The island nation’s monetary authority raised the repurchase rate by 25 basis points to 7.75 percent and the repurchase rate by 75 basis points to 9.75 per cent. Both are now at their highest levels in more than two years.
The central bank decision to raise the rates this year for a second time was mainly to curb credit growth, which hit a 16-year high of 34 percent by the end of 2011.
“There are still some signs that credit growth is continuing at an undesired pace,” the central bank said in a statement.
“Therefore, the monetary board is of the view that a further adjustment of policy rates...is warranted to ensure a smooth deceleration of credit growth through the year in order to achieve the target set for end year, and to anchor inflation expectations.”
Analysts said the move will ease depreciation pressure on the rupee.
“This direction gives a warning signal to borrowers that they will have to pay a high price for credit and it will help to ease the demand for importer dollars,” said a currency dealer on condition of anonymity.

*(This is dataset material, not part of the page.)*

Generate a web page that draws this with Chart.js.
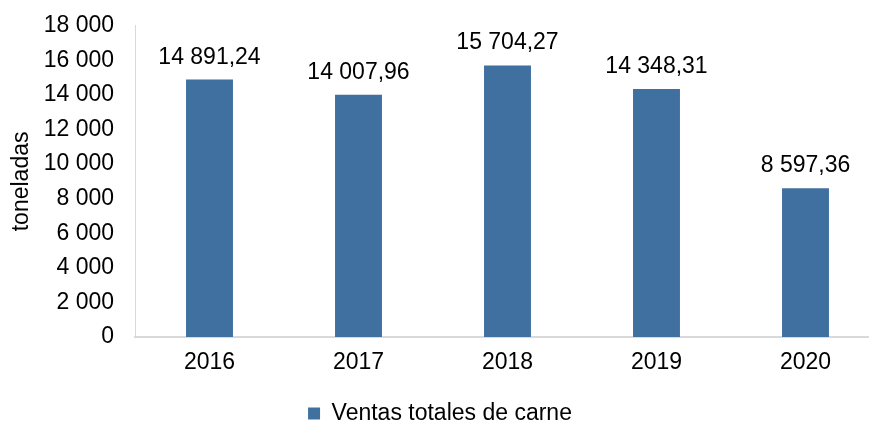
<!DOCTYPE html>
<html>
<head>
<meta charset="utf-8">
<script src="https://cdn.jsdelivr.net/npm/chart.js@4.4.1/dist/chart.umd.min.js"></script>
<style>
	html, body { margin: 0; padding: 0; background: #ffffff; overflow: hidden; }
	#wrap { width: 880px; height: 444px; margin-top: -9px; }
</style>
</head>
<body>
<div id="wrap"><canvas id="meatChart"></canvas></div>
<script>
// Datos
const years = ['2016', '2017', '2018', '2019', '2020'];
const salesTons = [14891.24, 14007.96, 15704.27, 14348.31, 8597.36];
const seriesLabel = 'Ventas totales de carne';
const axisTitle = 'toneladas';

// Format: thousands with space, decimals with comma
function formatNumber(value, decimals) {
	const parts = value.toFixed(decimals).split('.');
	parts[0] = parts[0].replace(/\B(?=(\d{3})+(?!\d))/g, ' ');
	return parts.join(',');
}

const fontFamily = '"Liberation Sans", Arial, sans-serif';
const fontSize = 23;

// Draw value labels above the bars
const valueLabels = {
	id: 'valueLabels',
	afterDatasetsDraw(chart) {
		const ctx = chart.ctx;
		const meta = chart.getDatasetMeta(0);
		ctx.save();
		ctx.font = fontSize + 'px ' + fontFamily;
		ctx.fillStyle = '#000000';
		ctx.textAlign = 'center';
		ctx.textBaseline = 'alphabetic';
		meta.data.forEach((bar, i) => {
			ctx.fillText(formatNumber(salesTons[i], 2), bar.x, bar.y - 16);
		});
		ctx.restore();
	}
};

Chart.defaults.font.family = fontFamily;
Chart.defaults.color = '#000000';

const ctx = document.getElementById('meatChart').getContext('2d');
const meatChart = new Chart(ctx, {
	type: 'bar',
	data: {
		labels: years,
		datasets: [{
			label: seriesLabel,
			data: salesTons,
			backgroundColor: '#3f70a0',
			categoryPercentage: 1,
			barPercentage: 0.315
		}]
	},
	options: {
		responsive: true,
		maintainAspectRatio: false,
		animation: false,
		layout: { padding: { top: 4, left: 0, right: 0, bottom: 0 } },
		plugins: {
			legend: {
				position: 'bottom',
				labels: {
					boxWidth: 12,
					boxHeight: 12,
					padding: 0,
					font: { size: fontSize },
					color: '#000000'
				}
			},
			tooltip: { enabled: false }
		},
		scales: {
			x: {
				grid: { display: false },
				border: { color: '#d9d9d9', width: 2 },
				ticks: { font: { size: fontSize }, padding: 4 },
				afterFit(scale) { scale.height = 65; }
			},
			y: {
				min: 0,
				max: 18000,
				grid: { display: false, drawTicks: false },
				border: { color: '#d9d9d9', width: 1 },
				ticks: {
					stepSize: 2000,
					font: { size: fontSize },
					padding: 21,
					callback: (v) => formatNumber(v, 0)
				},
				title: {
					display: true,
					text: axisTitle,
					font: { size: fontSize },
					padding: { top: 8, bottom: 0 }
				},
				afterFit(scale) { scale.width = 135; }
			}
		}
	},
	plugins: [valueLabels]
});
</script>
</body>
</html>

“But there should be at least a 2 percent rate hike to ease of the pressure on the rupee.”
The rupee has depreciated by 9.2 percent since the central bank stopped defending it on Feb. 9. The currency hit a record low of 131.60 to the dollar on March 19, but has rebounded 5 percent since then.
Sri Lanka’s Treasury Secretary on Wednesday told Reuters another 50 basis points’ upward revision in the policy rates could stabilise the whole macroeconomic environment.
In February, the central bank raised both rates by 50 basis points, its first such move since 2007, while ordering banks to limit 2012 credit growth to 18 percent year-on-year.
After the February rate hikes and change in exchange rate policy, the government also raised fuel, electricity and transportation prices to cool demand-side pressures.
That prompted the central bank to lower its 2012 economic growth target to 7.2 percent, from 8 percent.
The IMF said on Tuesday the economy had not gone into overdrive, but cautioned there were signs that bore watching, such as increases in credit and imports.